Bionic ears and how they change the brain

30 years ago the potential for deaf children to communicate verbally was greatly diminished. Now with bionic ears, and educational support, people with even a profound hearing loss can speak clearly and confidently – many even learn multiple languages.

5 year old bilateral cochlear implant recipient Alana Brown has a passion for music and dancing. Alana was born profoundly deaf and received her first cochlear implant at 16 months and her second at 22 months. Alana’s family have written a poem about the change this made in their lives

We cried the day that we found out,
she could not hear a whisper even a shout.

Sounds of music and birds that sing
she couldn’t hear a single thing.

Now a miracle has made her hear,
it bought us hope and joy and many more tears.

Now our girl can hear these things,
can dance and move and even sing

Doctors and audiologists observed that children implanted early in life like Alana respond very well to communications training.

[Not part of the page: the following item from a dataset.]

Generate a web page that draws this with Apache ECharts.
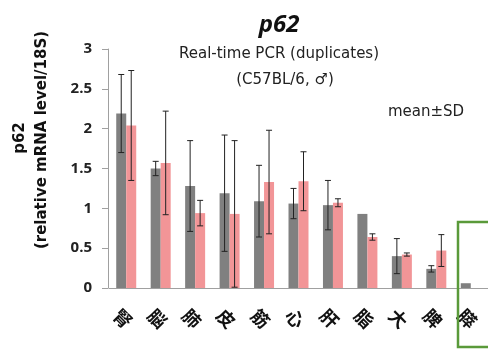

This was thought to be the result of brain plasticity – the ability of the brain to re-organize itself by forming new connections between brain cells (neurons) via new experiences.

In the case of the bionic ear, the new experience is sound, from the device stimulating the auditory nerve in the cochlea.

Research such as the Bionics Institute research project
The bionic ear and brain plasticity
has produced results to support this theory.

James and the team will continue to explore the nature of plasticity and other remarkable traits of the brain stimulated by bionic ears.

This will lead to a future filled with more opportunities for kids like Alana.